Time passed and Tuyến began to show displeasure at the increasing interference of Nhu's wife, Madame Nhu into politics; displeasure turned to offence and Nhu began to ignore Tuyến. In early 1963, Tuyến was ordered by Diệm to go home and rest because the latter thought the former had been too lenient with disillusioned military officers and politicians who were veering towards opposition. Tuyến was never recalled to work. Instead, Tuyến responded by dispatching his staff back to their former position they had held before they joined his department, leaving the intelligence bureau in a state of collapse. In May, when the Buddhist crisis erupted after Diệm's forces had banned Buddhists from flying the Buddhist flag to commemorate Vesak, and fatally fired on them, Diệm recalled Tuyến, hoping he could resolve the crisis.
Tuyến eventually began to plot against the Ngo family. He began meeting with Colonel Đỗ Mậu, the chief of military security and other colonels in key leadership positions in the marine and paratroop divisions around Saigon. He also used his contacts in the Cao Đài and Hòa Hảo religious sects in plotting the coup. With growing displeasure among the populace against the Diệm regime, Tuyến targeted July 15 as the date for a coup, but was unable to recruit the generals required for his plan, since he was too closely associated with Nhu to gain their trust. In the end, Tuyến's old group ended up being led by Thảo, who was deliberately fomenting discord among the army in order to help the communists. Thảo's group did not lead the coup, as they were integrated into the main group led by Generals Dương Văn Minh and Trần Văn Đôn, which would depose and assassinate Diệm and Nhu on 2 November 1963.
After Diệm was overthrown in November 1963, Tuyến decided to return to Vietnam. His wife was pregnant and he reasoned that as he had no enemies in the military junta and had worked well with them in the past, he would be safe. However, he was arrested and tried by the junta for corruption and abuse of power, and sentenced to five years in prison. Tuyến believed he was jailed because the generals were afraid that he would claim they were corrupt puppets of Nhu.
In 1962, Nhu appointed Tuyến and Colonel Phạm Ngọc Thảo, a communist double agent from a Catholic background, to oversee the Strategic Hamlet Program, which attempted to isolate the Viet Cong by barricading villagers inside fortified compounds, theoretically locking the communists out. Tuyến led the way in promoting the concept to the populace.
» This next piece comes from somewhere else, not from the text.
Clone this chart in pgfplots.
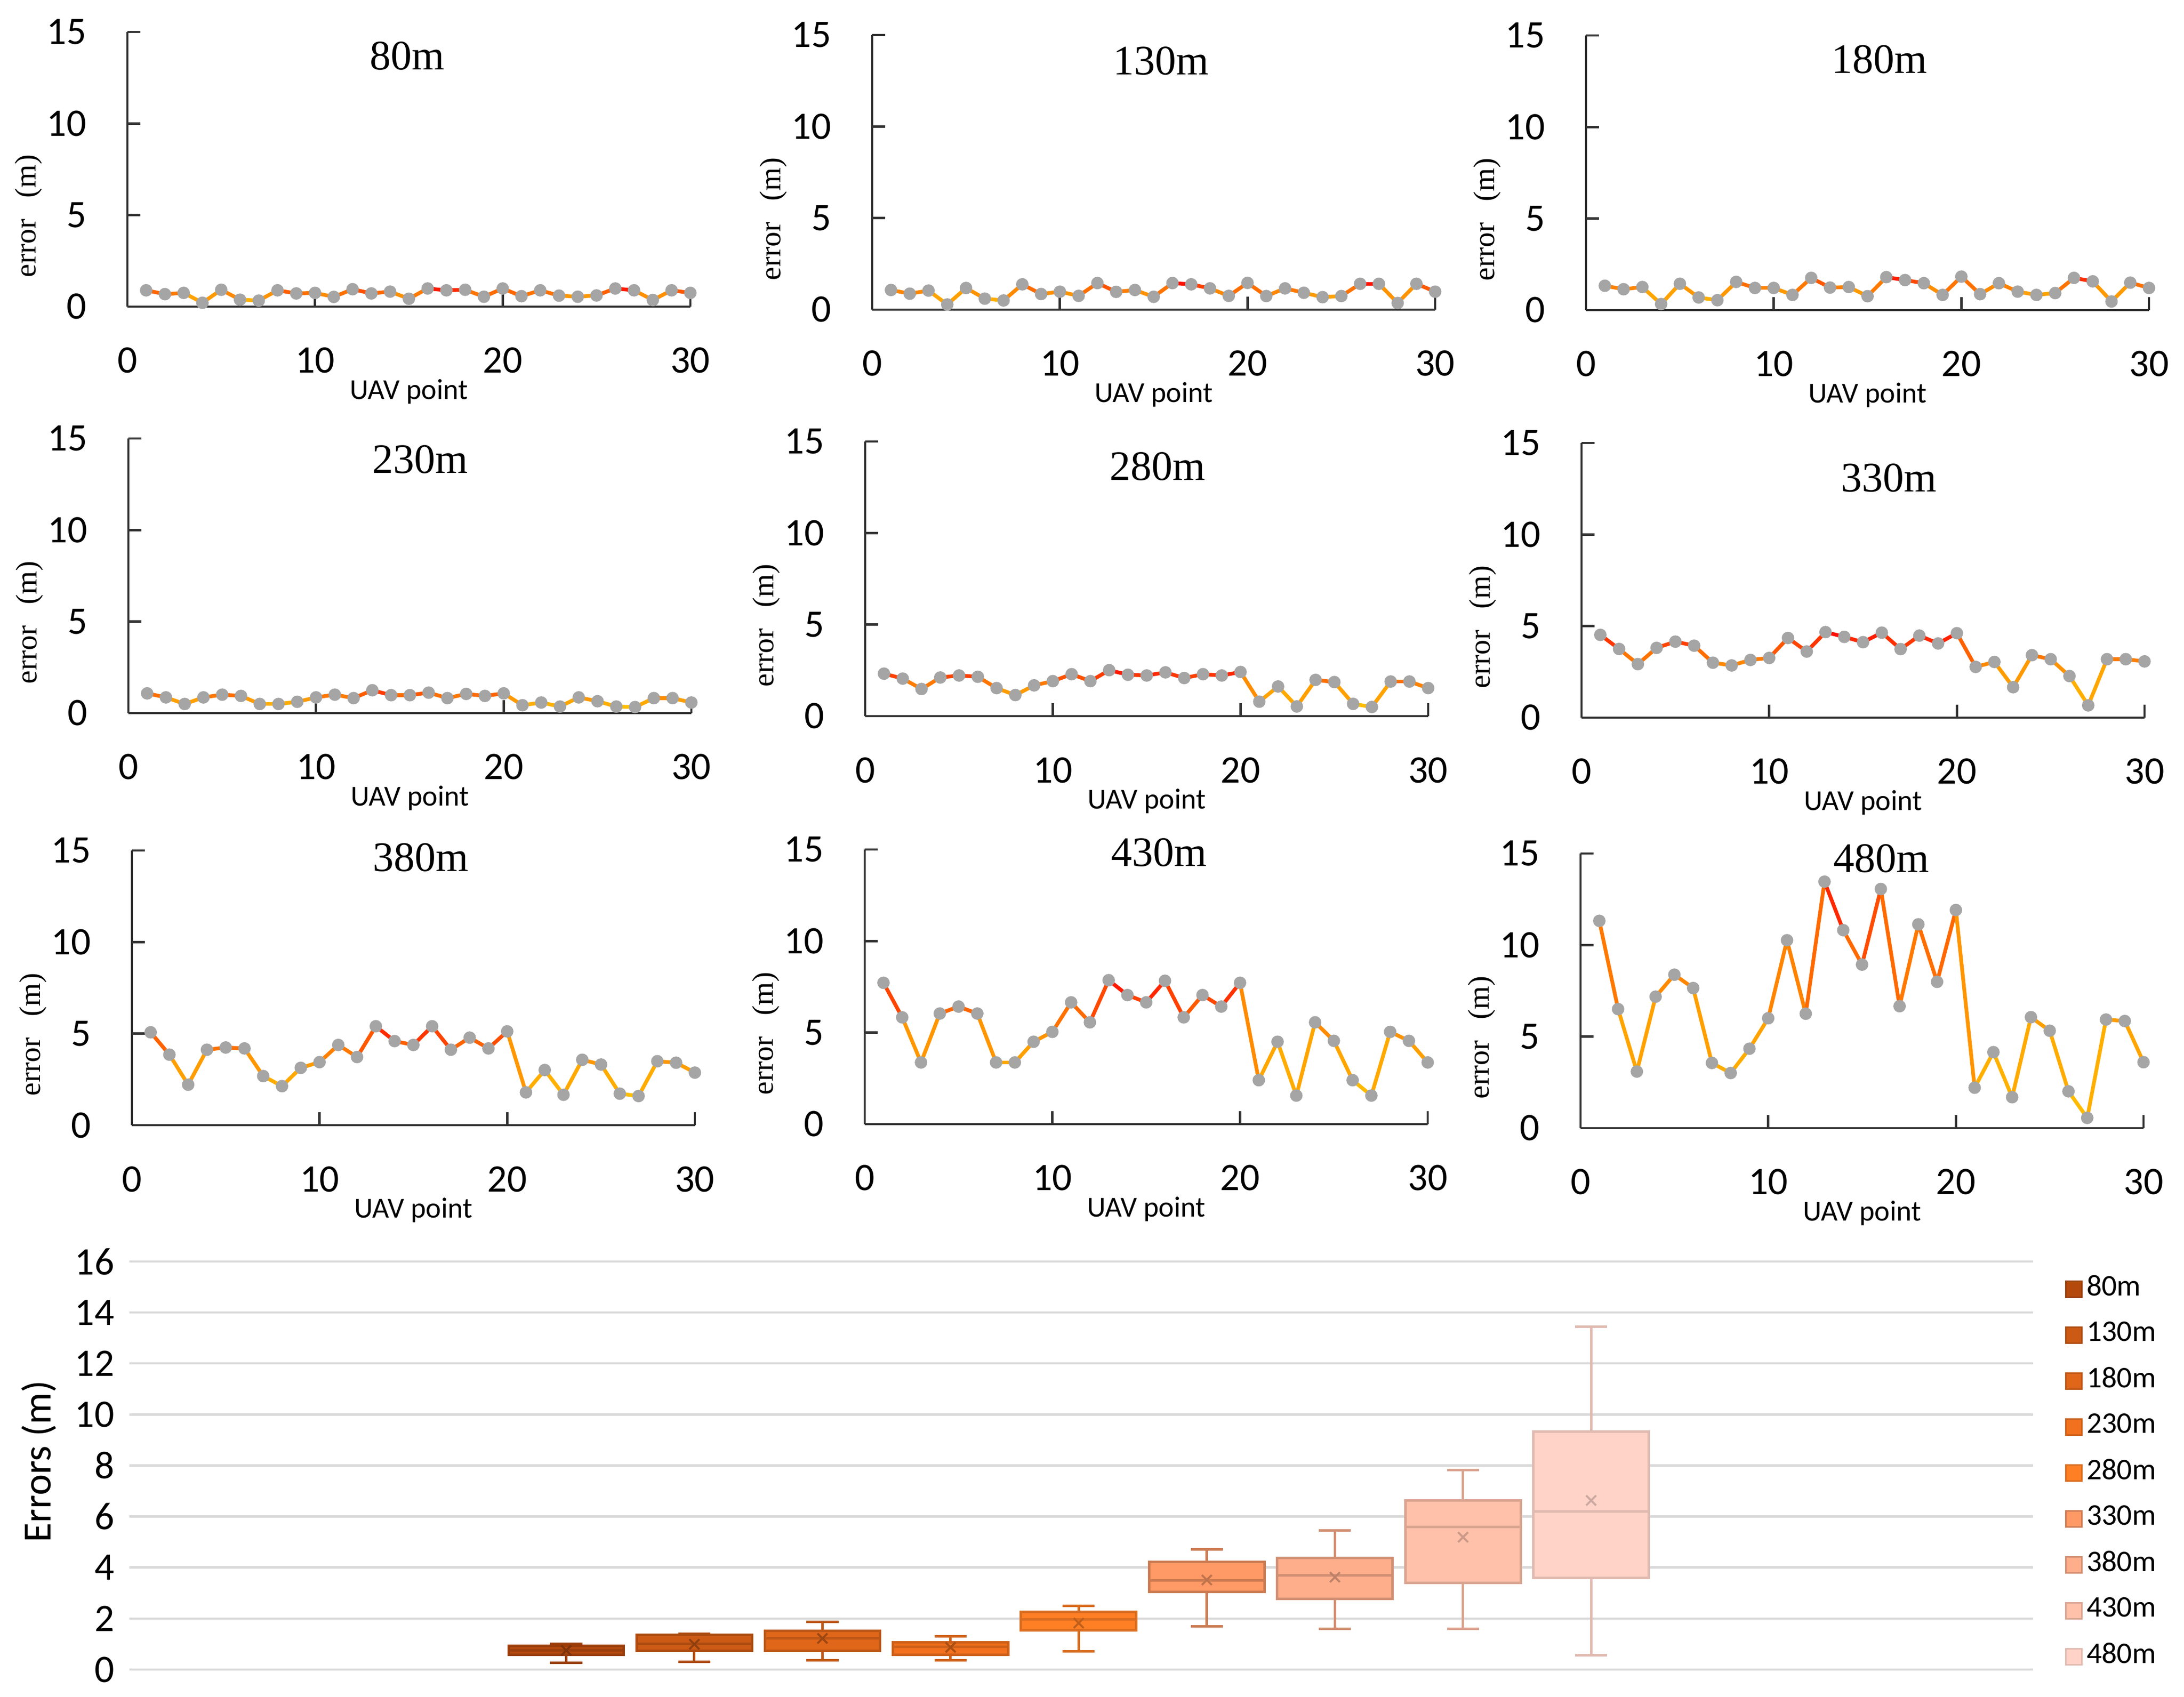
\documentclass[border=0pt]{standalone}
\usepackage{fontspec}
\setmainfont{Carlito}
\newfontfamily\tnr{Liberation Serif}
\usepackage{pgfplots}
\pgfplotsset{compat=1.18}
\usepackage{pgfplotstable}
\usepgfplotslibrary{statistics}

\definecolor{markgray}{RGB}{165,165,165}
\definecolor{cA}{RGB}{180,73,14}
\definecolor{cB}{RGB}{204,90,20}
\definecolor{cC}{RGB}{224,102,26}
\definecolor{cD}{RGB}{242,113,30}
\definecolor{cE}{RGB}{255,127,36}
\definecolor{cF}{RGB}{255,154,102}
\definecolor{cG}{RGB}{255,174,140}
\definecolor{cH}{RGB}{255,193,170}
\definecolor{cI}{RGB}{255,211,200}

\pgfplotstableread{
x m80 m130 m180 m230 m280 m330 m380 m430 m480
1 0.89 1.07 1.33 1.08 2.32 4.52 5.07 7.72 11.32
2 0.68 0.87 1.14 0.86 2.05 3.75 3.85 5.83 6.50
3 0.75 1.04 1.26 0.50 1.48 2.92 2.21 3.37 3.09
4 0.21 0.28 0.33 0.86 2.11 3.81 4.12 6.04 7.18
5 0.92 1.18 1.44 1.01 2.22 4.15 4.24 6.42 8.38
6 0.38 0.60 0.69 0.94 2.15 3.93 4.19 6.04 7.65
7 0.33 0.50 0.54 0.50 1.53 3.00 2.68 3.37 3.56
8 0.89 1.38 1.54 0.50 1.15 2.85 2.13 3.37 3.01
9 0.72 0.85 1.21 0.62 1.68 3.15 3.13 4.50 4.34
10 0.75 0.98 1.21 0.86 1.91 3.26 3.44 5.04 6.00
11 0.53 0.75 0.83 1.01 2.29 4.35 4.38 6.65 10.26
12 0.95 1.45 1.76 0.82 1.91 3.61 3.72 5.56 6.25
13 0.72 0.97 1.23 1.25 2.51 4.67 5.40 7.86 13.46
14 0.82 1.07 1.26 0.98 2.26 4.41 4.59 7.05 10.81
15 0.43 0.70 0.76 0.98 2.22 4.12 4.38 6.65 8.93
16 0.99 1.45 1.80 1.12 2.39 4.64 5.40 7.83 13.06
17 0.89 1.38 1.64 0.82 2.08 3.74 4.12 5.83 6.66
18 0.92 1.16 1.47 1.05 2.29 4.48 4.78 7.05 11.13
19 0.54 0.75 0.83 0.94 2.22 4.05 4.19 6.42 7.99
20 0.99 1.46 1.83 1.08 2.41 4.61 5.12 7.72 11.91
21 0.57 0.74 0.87 0.43 0.79 2.77 1.79 2.40 2.21
22 0.89 1.16 1.47 0.58 1.62 3.04 3.01 4.50 4.15
23 0.60 0.92 1.01 0.36 0.53 1.66 1.66 1.56 1.69
24 0.54 0.68 0.83 0.86 1.98 3.41 3.57 5.56 6.06
25 0.61 0.74 0.93 0.65 1.86 3.19 3.31 4.55 5.32
26 0.99 1.41 1.76 0.36 0.67 2.27 1.72 2.40 2.01
27 0.89 1.41 1.57 0.33 0.50 0.67 1.59 1.56 0.56
28 0.36 0.36 0.47 0.82 1.89 3.19 3.49 5.04 5.93
29 0.89 1.41 1.50 0.82 1.89 3.19 3.41 4.55 5.85
30 0.75 0.98 1.21 0.58 1.53 3.07 2.87 3.37 3.60
}\errtab

\pgfplotsset{
  panel/.style={
    anchor=south west,
    scale only axis, width=112.7pt, height=55pt,
    xmin=0, xmax=30, ymin=0, ymax=15,
    xtick={0,10,20,30}, ytick={0,5,10,15},
    axis x line=bottom, axis y line=left,
    axis line style={-, black!80, line width=0.45pt},
    tick style={black!80, line width=0.45pt},
    tick align=inside, major tick length=2.6pt,
    /pgf/number format/assume math mode=true,
    tick label style={font=\fontsize{7.8}{8}\selectfont},
    xticklabel style={anchor=center, yshift=-10.8pt},
    yticklabel style={anchor=east, inner sep=0pt, xshift=-8pt},
    xlabel={UAV point},
    xlabel style={at={(axis description cs:0.5,-0.31)}, anchor=center, font=\fontsize{5.8}{6}\selectfont},
    ylabel={error\hspace{0.7em}(m)},
    ylabel style={at={(axis description cs:-0.176,0.33)}, anchor=center, font=\tnr\fontsize{6}{6}\selectfont},
    colormap={ry}{rgb255(0cm)=(255,192,0) rgb255(5cm)=(255,150,0) rgb255(7.5cm)=(255,100,0) rgb255(10cm)=(255,0,0)},
    clip=false,
  },
}

\newcommand{\panel}[6]{%
  \begin{axis}[panel, at={(#1pt,#2pt)}]
    \addplot[mesh, line width=0.75pt, point meta=y] table[x=x, y=#6]{\errtab};
    \addplot[only marks, mark=*, mark size=1.05pt, color=markgray] table[x=x, y=#6]{\errtab};
    \node[anchor=center, inner sep=0pt, font=\tnr\fontsize{8.4}{9}\selectfont] at (axis description cs:#4,#5) {#3};
  \end{axis}}

\newcommand{\bx}[8]{%
  \addplot[forget plot, draw=#2, fill=#3, line width=0.5pt,
    boxplot prepared={draw position=#1, lower whisker=#4, lower quartile=#5,
      median=#6, upper quartile=#7, upper whisker=#8,
      box extend=0.9, whisker extend=0.25}] coordinates {};}

\begin{document}
\begin{tikzpicture}
\path[use as bounding box] (0,0) rectangle (437.2pt,339.8pt);

\panel{25.5}{278.4}{80m}{0.497}{0.912}{m80}
\panel{174.6}{277.8}{130m}{0.513}{0.906}{m130}
\panel{317.5}{277.7}{180m}{0.521}{0.913}{m180}
\panel{25.7}{197.0}{230m}{0.518}{0.923}{m230}
\panel{173.2}{196.4}{280m}{0.519}{0.909}{m280}
\panel{316.6}{196.1}{330m}{0.546}{0.873}{m330}
\panel{26.4}{114.5}{380m}{0.513}{0.975}{m380}
\panel{173.1}{114.7}{430m}{0.523}{0.989}{m430}
\panel{316.4}{113.9}{480m}{0.534}{0.982}{m480}

\begin{axis}[
  anchor=south west, at={(25.9pt,5.5pt)},
  scale only axis, width=381.1pt, height=81.7pt,
  xmin=-3.41, xmax=11.45, ymin=0, ymax=16,
  ytick={0,2,...,16}, xtick=\empty,
  ymajorgrids, grid style={draw=black!15, line width=0.45pt},
  axis line style={draw=none}, major tick length=0pt,
  /pgf/number format/assume math mode=true,
  yticklabel style={font=\fontsize{7.8}{8}\selectfont, anchor=east, inner sep=0pt, xshift=-2.8pt},
  ylabel={Errors (m)},
  ylabel style={at={(axis description cs:-0.0475,0.51)}, anchor=center, font=\fontsize{8}{8}\selectfont},
  boxplot/draw direction=y,
  clip=false,
  legend style={at={(axis description cs:1.0163,0.978)}, anchor=north west,
    draw=none, fill=none, inner sep=0pt, row sep=2.1pt,
    font=\fontsize{6}{6}\selectfont,
    nodes={inner sep=0.8pt}},
  legend cell align=left,
  legend image code/.code={\filldraw[#1, line width=0.3pt] (0pt,-1.6pt) rectangle (3.2pt,1.6pt);},
]
\bx{0}{cA!85!black}{cA}{0.27}{0.58}{0.75}{0.93}{1.01}
\bx{1}{cB!85!black}{cB}{0.31}{0.73}{1.01}{1.37}{1.40}
\bx{2}{cC!85!black}{cC}{0.37}{0.73}{1.22}{1.51}{1.86}
\bx{3}{cD!85!black}{cD}{0.37}{0.58}{0.89}{1.07}{1.31}
\bx{4}{cE!85!black}{cE}{0.72}{1.53}{1.97}{2.26}{2.49}
\bx{5}{cF!80!black}{cF}{1.70}{3.04}{3.50}{4.21}{4.70}
\bx{6}{cG!82!black}{cG}{1.60}{2.78}{3.69}{4.38}{5.45}
\bx{7}{cH!85!black}{cH}{1.60}{3.40}{5.59}{6.63}{7.83}
\bx{8}{cI!88!black}{cI}{0.56}{3.59}{6.20}{9.33}{13.45}
\addplot[forget plot, only marks, mark=x, mark size=1.4pt, mark options={line width=0.4pt}, color=cA!70!black] coordinates {(0,0.75)};
\addplot[forget plot, only marks, mark=x, mark size=1.4pt, mark options={line width=0.4pt}, color=cB!70!black] coordinates {(1,0.99)};
\addplot[forget plot, only marks, mark=x, mark size=1.4pt, mark options={line width=0.4pt}, color=cC!70!black] coordinates {(2,1.22)};
\addplot[forget plot, only marks, mark=x, mark size=1.4pt, mark options={line width=0.4pt}, color=cD!70!black] coordinates {(3,0.87)};
\addplot[forget plot, only marks, mark=x, mark size=1.4pt, mark options={line width=0.4pt}, color=cE!75!black] coordinates {(4,1.82)};
\addplot[forget plot, only marks, mark=x, mark size=1.4pt, mark options={line width=0.4pt}, color=cF!75!black] coordinates {(5,3.51)};
\addplot[forget plot, only marks, mark=x, mark size=1.4pt, mark options={line width=0.4pt}, color=cG!75!black] coordinates {(6,3.62)};
\addplot[forget plot, only marks, mark=x, mark size=1.4pt, mark options={line width=0.4pt}, color=cH!80!black] coordinates {(7,5.19)};
\addplot[forget plot, only marks, mark=x, mark size=1.4pt, mark options={line width=0.4pt}, color=cI!80!black] coordinates {(8,6.63)};
\addlegendimage{draw=cA!85!black, fill=cA}\addlegendentry{80m}
\addlegendimage{draw=cB!85!black, fill=cB}\addlegendentry{130m}
\addlegendimage{draw=cC!85!black, fill=cC}\addlegendentry{180m}
\addlegendimage{draw=cD!85!black, fill=cD}\addlegendentry{230m}
\addlegendimage{draw=cE!85!black, fill=cE}\addlegendentry{280m}
\addlegendimage{draw=cF!80!black, fill=cF}\addlegendentry{330m}
\addlegendimage{draw=cG!82!black, fill=cG}\addlegendentry{380m}
\addlegendimage{draw=cH!85!black, fill=cH}\addlegendentry{430m}
\addlegendimage{draw=cI!88!black, fill=cI}\addlegendentry{480m}
\end{axis}
\end{tikzpicture}
\end{document}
Due to Tuyen's profile in the regime's repression, US Ambassador Elbridge Durbrow suggested to Diem in 1960 that Tuyen be removed from public power and sent overseas in a suite of liberalisation measures, which Diem rejected.
Tuyen was a key figure in persuading undecided ARVN divisions to support Diệm and put down the 1960 South Vietnamese coup attempt.
Tuyen was involved in internal power struggles within the Diem regime's intelligence sector, overcoming the chairman of the National Revolutionary Movement, the regime's mass movement, Tran Chanh Thanh, who was removed in 1957 with Nhu’s assistance. He then sidelined Huynh Van Lang, a young Catholic who was the party's financial director and had grown the Can Lao's financial outlets. Tuyen convinced Nhu to reduce Lang's authority.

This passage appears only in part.